“I want to be really clear that the basic concept of the model is not something that I invented. It’s a basic truth. What I invented was just a way of looking at it, a way of organizing your brain around it. It’s just a tool that I created. The concepts behind the tool are universal truths. There are many models that are very similar to this one because it is based on a universal truth.”

I think that I will progress more smoothly through my ONE YEAR journey by understanding this “universal truth”. I will use Brooke’s model because it makes sense to me. And because it is used by at least three of the podcast hosts I am listening to, currently.

Let’s look at the different parts of the model:

CIRCUMSTANCE – Just the boring facts. Things that happen in this world that we can’t control like other people’s behavior or the weather. Our past. We have no control over our past. It’s done.

  • It is -30 degrees outside
  • My teenager didn’t go to church today
  • I weigh 300 pounds
  • Traffic is stopped or the bus is late
  • My three kids are sitting on the couch talking

Circumstances are just the facts. But circumstances can trigger thoughts.


  • It is so so cold outside
  • My teenager doesn’t believe in God anymore
  • I am fat and ugly
  • I am going to be late, and that will make me look bad
  • The kids must be planning to make our family breakfast

My friend, Jo, said to me recently, “I had ten kids in my family growing up.”

That is the fact. That is the circumstance. There were ten kids in the family.

She continued, “So my parents were never able to help me with anything. I had to learn to be really independent.”

Those are the thoughts she attached to the fact that she had ten children in her family growing up.

Thoughts cause feelings. What happened in her past, or what has happened in my past, has no control over us, until we put a thought to it.

FEELINGS – One word descriptors.

Jo’s thoughts lead to Jo’s feelings. And those feelings could go in different directions, depending on her thoughts surrounding the circumstance.

Pride: “I am an independent woman. I can do anything I set my mind to.”

Victimized: “I never had anyone to help me. I was always alone. I am still alone.”

Defiant: The feelings Jo actually admitted to me were, “It was lonely. I didn’t like it. I will never ever do that to my children. In fact, I will do everything in my power to not put my children through what I went through.”

“Look at all the different thoughts you could choose to think in that moment. Most of us don’t take the time to think about what we want to think about. We just let our brain pick something by default. Whatever we choose to think in that moment, whether it’s consciously or unconsciously, will create how we feel in that moment. How we feel in that moment will determine what we do.”

Feelings cause actions.

ACTIONS – All of our feelings will drive certain action, inaction, or reaction.

“I really want you to think about what you’re feeling… Actions are going to be very different based on what you are feeling. Your actions will always determine your results.”

Actions cause results.


“The result you create is always going to prove that original thought.”

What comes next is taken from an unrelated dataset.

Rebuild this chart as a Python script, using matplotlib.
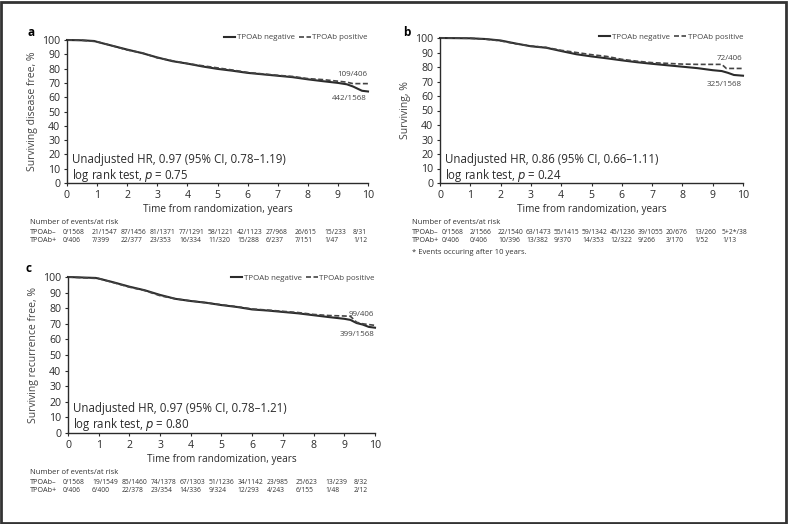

I found, personally, that labeling what’s going on in my mind isn’t difficult. That was a thought. That was an emotion. That was a circumstance. That was a result. Or whatever. I can do that. I understand the model well enough to do that. But changing those patterns hasn’t come as easily. Thought-swapping hasn’t come naturally, even when it makes perfect sense to me.

“So many of us try to do affirmations. We try to think new thoughts, but because we don’t believe them, our brain just says, No.”

What if we went from a negative thought that we already believe, to a less-negative thought that we can believe. And then maybe, after practicing that thought for some time, we can change it to a neutral thought that we can believe. Small steps to thinking and believing a positive thought.

“Your brain wants to prove itself true. The brain likes to be right. When you start trying to change your thinking, you’re going to have this cognitive dissonance. You’re going to have this discomfort of adjusting from one thought to another. Most people don’t like the feeling of that discomfort, and so they give up on trying to adopt new beliefs. I want to offer to you that if you’re willing to go through the discomfort… once you’ve thought the new thought and believed the new thought enough times, then it becomes the easier thought to think. That’s where you want to get with yourself. You want to get to the place where thinking really positive, nurturing, nourishing thoughts comes naturally. You can’t get to the point until you practice it over and over and over again… I promise you it’s worth the initial discomfort of being in a space where you’ve proven yourself wrong. If you’re willing to be wrong, then you’re going to be willing to adopt new thoughts. You’re going to be willing to adopt new ways of thinking about yourself, which will ultimately change your entire life, because it will change the way you feel, it will change the way you act, and it will change the results you get.”

Some of my previous posts, and many of my future posts, I anticipate, will be referencing this model: C T F A R. Know it. Get in the habit of using it.